Warto też pamiętać, że niektóre funkcje Outlooka również przestają działać po przekroczeniu limitu. Gdy Twoje maile zajmują zbyt dużo miejsca, nowe wiadomości po prostu do Ciebie nie będą docierać.
Dropbox, choć w ostatnich latach ustąpił miejsca większym graczom, wciąż ma lojalnych użytkowników. Po anulowaniu płatnego planu, Twoje konto wraca do darmowego limitu 2 GB. Jeśli masz tam więcej danych – nie możesz przesłać nic nowego, ale... pliki nie znikają.
To największa zaleta Dropboxa – dane przechowywane na koncie ponad limit pozostają nienaruszone, nawet przez lata. Brak jest oficjalnego terminu ich usunięcia. Jednak fakt, że nie możesz nic edytować, synchronizować ani dodawać, sprawia, że konto staje się raczej archiwum niż aktywnym narzędziem.
Jeśli więc zależy Ci na pełnym dostępie – trzeba znów zapłacić lub przenieść dane na inny nośnik.
W teorii wszystko wydaje się proste – po prostu nie przekraczaj limitu. W praktyce: większość użytkowników i tak to robi, często nieświadomie. Zdjęcia w wysokiej rozdzielczości, wideo w 4K, automatyczne kopie zapasowe – to wszystko zjada gigabajty szybciej, niż się spodziewamy. Najlepszym sposobem, by uniknąć utraty danych, jest szybkie działanie. Zanim przestaniesz płacić za chmurę:
Warto też pamiętać, że ceny planów nie są wysokie – Google One w wersji 100 GB kosztuje ok. 8,99 zł miesięcznie, iCloud w tej samej pojemności – 4,99 zł, OneDrive to ok. 9,99 zł za 100 GB. To niewielki wydatek, który może uchronić Cię przed stratą bezcennych danych.
Choć każdy dostawca chmury ma inne zasady, łączy ich jedno: płacisz – masz dostęp. Przestajesz – zaczynają się schody. Niektóre platformy dają więcej czasu na reakcję, inne działają szybko i bez ostrzeżenia.

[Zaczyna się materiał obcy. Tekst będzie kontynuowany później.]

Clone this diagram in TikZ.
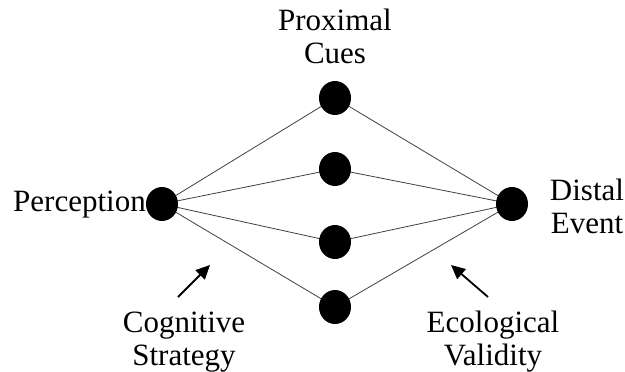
\documentclass[tikz,border=0pt]{standalone}
\usepackage{fontspec}
\setmainfont{Liberation Serif}
\usetikzlibrary{arrows.meta,backgrounds,shapes.geometric}
\begin{document}
\begin{tikzpicture}[x=1pt,y=-1pt,
  dot/.style={ellipse,fill=black,minimum width=32pt,minimum height=34pt,inner sep=0pt},
  lbl/.style={font=\fontsize{31}{33}\selectfont,align=center,inner sep=0pt},
  link/.style={draw=black!75,line width=0.8pt},
  pointer/.style={draw=black,line width=1.8pt,-{Triangle[length=14pt,width=13pt]}}]
\useasboundingbox (0,0) rectangle (625,372);
\node[dot] (P) at (162,204) {};
\node[dot] (c1) at (335,98) {};
\node[dot] (c2) at (335,169) {};
\node[dot] (c3) at (335,242) {};
\node[dot] (c4) at (335,307) {};
\node[dot] (D) at (512,204) {};
\begin{pgfonlayer}{background}
\foreach \c in {c1,c2,c3,c4}{
  \draw[link] (P.center) -- (\c.center);
  \draw[link] (\c.center) -- (D.center);
}
\end{pgfonlayer}
\node[lbl,anchor=east] (tP) at (146,205) {Perception};
\node[lbl] (tC) at (335,36) {Proximal\\Cues};
\node[lbl] (tD) at (587,206) {Distal\\Event};
\node[lbl] (tS) at (184,342) {Cognitive\\Strategy};
\node[lbl] (tV) at (493,342) {Ecological\\Validity};
\coordinate (a1s) at (178,297);
\coordinate (a1e) at (210,265);
\coordinate (a2s) at (488,297);
\coordinate (a2e) at (451,265);
\draw[pointer] (a1s) -- (a1e);
\draw[pointer] (a2s) -- (a2e);
\end{tikzpicture}
\end{document}
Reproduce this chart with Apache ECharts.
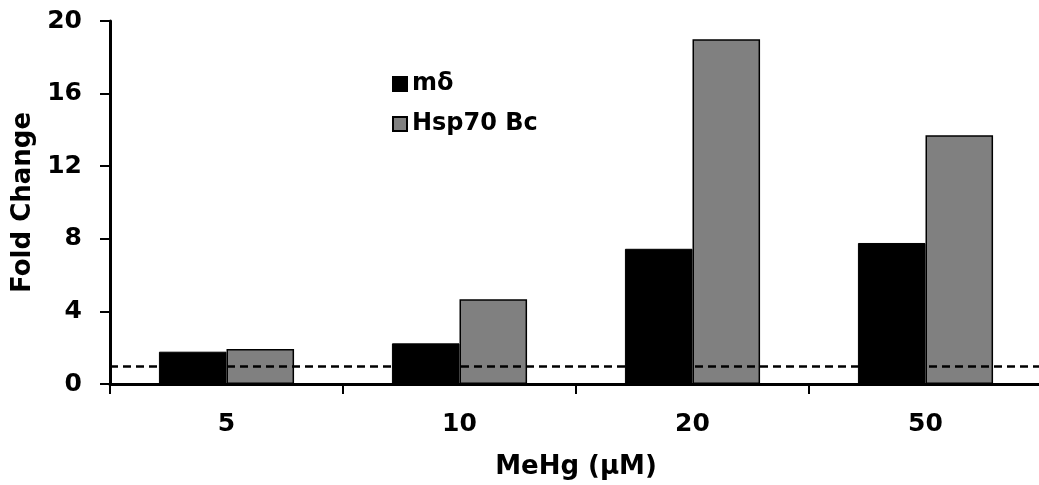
<!DOCTYPE html>
<html>
<head>
<meta charset="utf-8">
<script src="https://cdn.jsdelivr.net/npm/echarts@6/dist/echarts.min.js"></script>
<style>
  html, body { margin: 0; padding: 0; background: #fff; }
  #chart { width: 1039px; height: 485px; }
</style>
</head>
<body>
<div id="chart"></div>
<script>
// data
const doses = ['5', '10', '20', '50']
const mDelta = [1.78, 2.24, 7.45, 7.77]
const hsp70 = [1.93, 4.67, 18.99, 13.7]
const baseline = 1

const font = 'DejaVu Sans, Verdana, sans-serif'

const chart = echarts.init(document.getElementById('chart'))

chart.setOption({
  animation: false,
  backgroundColor: '#fff',
  // the last category runs a few px past the right edge in the original
  grid: { left: 110, top: 21, width: 932, height: 363, outerBoundsMode: 'none', containLabel: false },
  legend: {
    orient: 'vertical',
    left: 387,
    top: 67,
    itemWidth: 14,
    itemHeight: 14,
    itemGap: 16,
    icon: 'rect',
    textStyle: { fontFamily: font, fontWeight: 'bold', fontSize: 24, lineHeight: 24, color: '#000', padding: [0, 0, 0, 0] },
    data: ['mδ', 'Hsp70 Bc']
  },
  xAxis: {
    type: 'category',
    data: doses,
    name: 'MeHg (µM)',
    nameLocation: 'middle',
    nameGap: 70,
    nameTextStyle: { fontFamily: font, fontWeight: 'bold', fontSize: 26, color: '#000' },
    axisLine: { lineStyle: { color: '#000', width: 3 } },
    axisTick: { show: true, length: 10, lineStyle: { color: '#000', width: 2 } },
    axisLabel: { fontFamily: font, fontWeight: 'bold', fontSize: 25, color: '#000', margin: 28 }
  },
  yAxis: {
    type: 'value',
    min: 0,
    max: 20,
    interval: 4,
    name: 'Fold Change',
    nameLocation: 'middle',
    nameGap: 70,
    nameTextStyle: { fontFamily: font, fontWeight: 'bold', fontSize: 26, color: '#000' },
    splitLine: { show: false },
    axisLine: { show: true, lineStyle: { color: '#000', width: 3 } },
    axisTick: { show: true, length: 10, lineStyle: { color: '#000', width: 2 } },
    axisLabel: { fontFamily: font, fontWeight: 'bold', fontSize: 25, color: '#000', margin: 28 }
  },
  series: [
    {
      name: 'mδ',
      type: 'bar',
      data: mDelta,
      barGap: '0%',
      barCategoryGap: '42%',
      itemStyle: { color: '#000', borderColor: '#000', borderWidth: 1 },
      z: 2
    },
    {
      name: 'Hsp70 Bc',
      type: 'bar',
      data: hsp70,
      itemStyle: { color: '#808080', borderColor: '#000', borderWidth: 1.5 },
      z: 2,
      markLine: {
        silent: true,
        symbol: 'none',
        label: { show: false },
        lineStyle: { color: '#000', width: 2.5, type: [8, 5] },
        data: [{ yAxis: baseline }],
        z: 5
      }
    }
  ]
})
</script>
</body>
</html>
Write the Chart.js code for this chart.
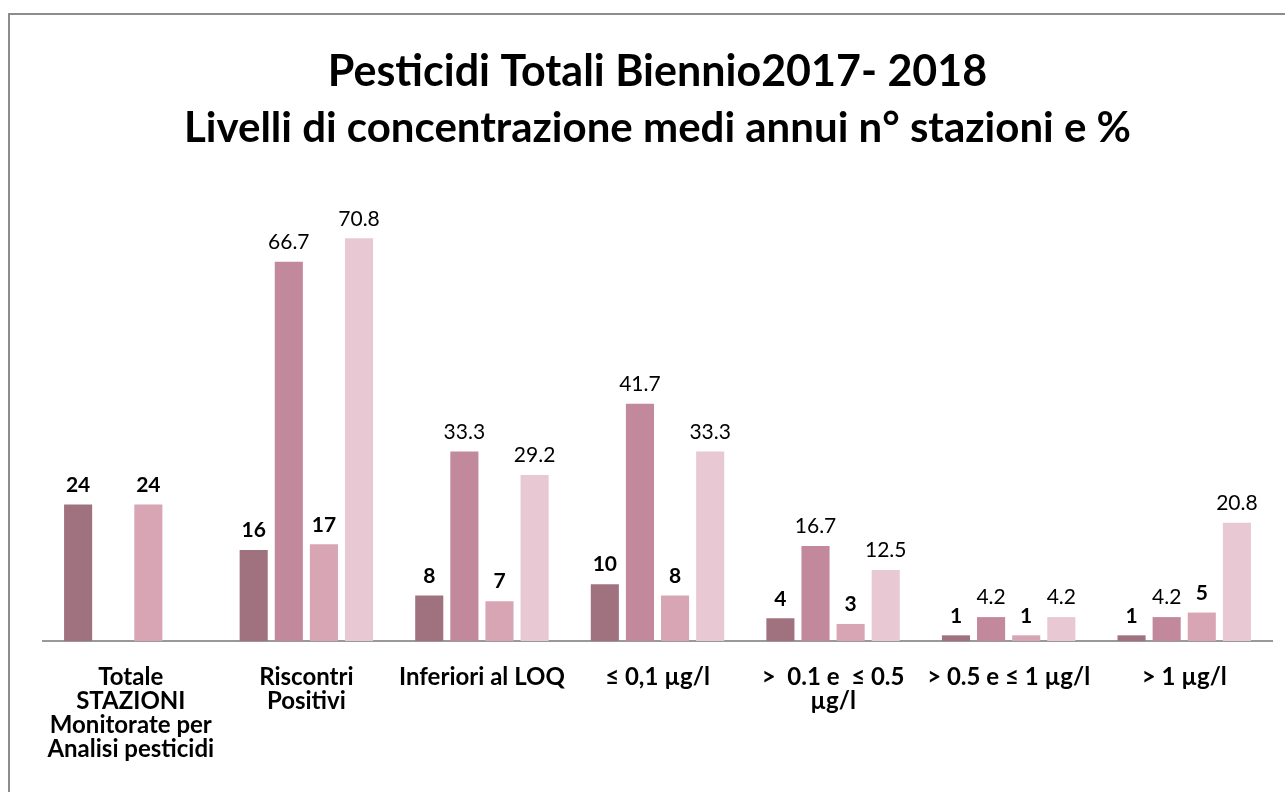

Dlatego jeśli planujesz rezygnację z subskrypcji lub po prostu zapomniałeś o jej odnowieniu – nie czekaj. Przejrzyj swoje dane, pobierz najważniejsze pliki, sprawdź limity. Bo choć cyfrowa chmura wydaje się wieczna, w rzeczywistości... wszystko w niej ma swój termin ważności.